SET TASK
Output every line exactly as written. Leave out pictures.

+ + + +

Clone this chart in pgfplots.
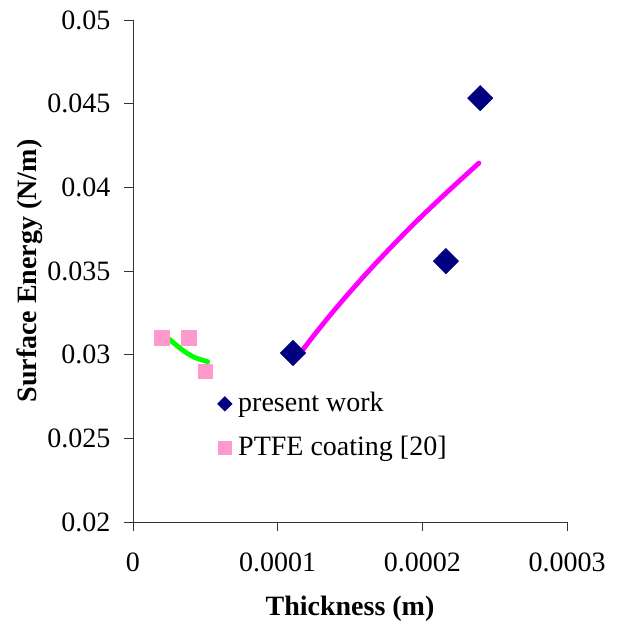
\documentclass[border=0pt]{standalone}
\usepackage{pgfplots}
\pgfplotsset{compat=1.18}
\usepackage{fontspec}
\setmainfont{Liberation Serif}
\definecolor{navy}{RGB}{0,0,128}
\definecolor{ptfepink}{RGB}{255,153,204}
\definecolor{fitgreen}{RGB}{0,255,0}
\definecolor{fitmagenta}{RGB}{255,0,255}
\begin{document}
\fontsize{21}{24}\selectfont
\begin{tikzpicture}
\begin{axis}[
    scale only axis,
    width=325.5pt,
    height=376.5pt,
    xmin=0, xmax=0.0003,
    ymin=0.02, ymax=0.05,
    xtick={0,0.0001,0.0002,0.0003},
    ytick={0.02,0.025,0.03,0.035,0.04,0.045,0.05},
    scaled x ticks=false,
    scaled y ticks=false,
    /pgf/number format/assume math mode=true,
    xticklabel style={/pgf/number format/fixed, /pgf/number format/precision=4, yshift=-9pt},
    yticklabel style={/pgf/number format/fixed, /pgf/number format/precision=3, xshift=-3pt},
    axis x line*=bottom,
    axis y line*=left,
    axis line style={black!80, line width=0.6pt},
    tick align=outside,
    major tick length=6.75pt,
    tick style={black!80, line width=0.6pt},
    xlabel={\textbf{Thickness (m)}},
    ylabel={\textbf{Surface Energy (N/m)}},
    xlabel style={yshift=-4pt},
    ylabel style={yshift=-11pt},
    legend style={draw=none, fill=none, at={(axis cs:0.0000555,0.0281)}, anchor=north west,
        row sep=11pt, nodes={inner xsep=4.5pt}, font=\fontsize{21}{24}\selectfont},
    legend cell align=left,
]
\addlegendimage{only marks, mark=diamond*, mark size=5.5pt, navy, mark options={xscale=1.333}}
\addlegendentry{present work}
\addlegendimage{only marks, mark=square*, mark size=5pt, ptfepink}
\addlegendentry{PTFE coating [20]}
% trend lines
\addplot[fitmagenta, line width=3.6pt, line cap=round, smooth, forget plot] coordinates {
    (0.000112, 0.02968)
    (0.000125, 0.03115)
    (0.000138, 0.03254)
    (0.000150, 0.03375)
    (0.000163, 0.03501)
    (0.000175, 0.03612)
    (0.000188, 0.03728)
    (0.000200, 0.03831)
    (0.000213, 0.03938)
    (0.000226, 0.04042)
    (0.0002391, 0.04145)
};
\addplot[fitgreen, line width=3.6pt, line cap=round, smooth, forget plot] coordinates {
    (0.0000205, 0.03127)
    (0.0000325, 0.03039)
    (0.0000417, 0.02987)
    (0.0000516, 0.02958)
};
% present work
\addplot[only marks, mark=diamond*, mark size=9.5pt, color=navy,
    mark options={xscale=1.333}, forget plot] coordinates {
    (0.0001106, 0.0301)
    (0.0002163, 0.03559)
    (0.00024, 0.04533)
};
% PTFE coating [20]
\addplot[only marks, mark=square*, mark size=5.5pt, color=ptfepink, forget plot] coordinates {
    (0.00002, 0.031)
    (0.0000387, 0.031)
    (0.00005, 0.029)
};
\end{axis}
\pgfresetboundingbox
\useasboundingbox (-99.75pt,-75.75pt) rectangle (363.75pt,391.5pt);
\end{tikzpicture}
\end{document}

+ + + +

TASK RESULT
Clone this chart in pgfplots.
\documentclass[border=0pt]{standalone}
\usepackage{pgfplots}
\pgfplotsset{compat=1.18}
\usepackage{fontspec}
\setmainfont{Liberation Serif}
\definecolor{navy}{RGB}{0,0,128}
\definecolor{ptfepink}{RGB}{255,153,204}
\definecolor{fitgreen}{RGB}{0,255,0}
\definecolor{fitmagenta}{RGB}{255,0,255}
\begin{document}
\fontsize{21}{24}\selectfont
\begin{tikzpicture}
\begin{axis}[
    scale only axis,
    width=325.5pt,
    height=376.5pt,
    xmin=0, xmax=0.0003,
    ymin=0.02, ymax=0.05,
    xtick={0,0.0001,0.0002,0.0003},
    ytick={0.02,0.025,0.03,0.035,0.04,0.045,0.05},
    scaled x ticks=false,
    scaled y ticks=false,
    /pgf/number format/assume math mode=true,
    xticklabel style={/pgf/number format/fixed, /pgf/number format/precision=4, yshift=-9pt},
    yticklabel style={/pgf/number format/fixed, /pgf/number format/precision=3, xshift=-3pt},
    axis x line*=bottom,
    axis y line*=left,
    axis line style={black!80, line width=0.6pt},
    tick align=outside,
    major tick length=6.75pt,
    tick style={black!80, line width=0.6pt},
    xlabel={\textbf{Thickness (m)}},
    ylabel={\textbf{Surface Energy (N/m)}},
    xlabel style={yshift=-4pt},
    ylabel style={yshift=-11pt},
    legend style={draw=none, fill=none, at={(axis cs:0.0000555,0.0281)}, anchor=north west,
        row sep=11pt, nodes={inner xsep=4.5pt}, font=\fontsize{21}{24}\selectfont},
    legend cell align=left,
]
\addlegendimage{only marks, mark=diamond*, mark size=5.5pt, navy, mark options={xscale=1.333}}
\addlegendentry{present work}
\addlegendimage{only marks, mark=square*, mark size=5pt, ptfepink}
\addlegendentry{PTFE coating [20]}
% trend lines
\addplot[fitmagenta, line width=3.6pt, line cap=round, smooth, forget plot] coordinates {
    (0.000112, 0.02968)
    (0.000125, 0.03115)
    (0.000138, 0.03254)
    (0.000150, 0.03375)
    (0.000163, 0.03501)
    (0.000175, 0.03612)
    (0.000188, 0.03728)
    (0.000200, 0.03831)
    (0.000213, 0.03938)
    (0.000226, 0.04042)
    (0.0002391, 0.04145)
};
\addplot[fitgreen, line width=3.6pt, line cap=round, smooth, forget plot] coordinates {
    (0.0000205, 0.03127)
    (0.0000325, 0.03039)
    (0.0000417, 0.02987)
    (0.0000516, 0.02958)
};
% present work
\addplot[only marks, mark=diamond*, mark size=9.5pt, color=navy,
    mark options={xscale=1.333}, forget plot] coordinates {
    (0.0001106, 0.0301)
    (0.0002163, 0.03559)
    (0.00024, 0.04533)
};
% PTFE coating [20]
\addplot[only marks, mark=square*, mark size=5.5pt, color=ptfepink, forget plot] coordinates {
    (0.00002, 0.031)
    (0.0000387, 0.031)
    (0.00005, 0.029)
};
\end{axis}
\pgfresetboundingbox
\useasboundingbox (-99.75pt,-75.75pt) rectangle (363.75pt,391.5pt);
\end{tikzpicture}
\end{document}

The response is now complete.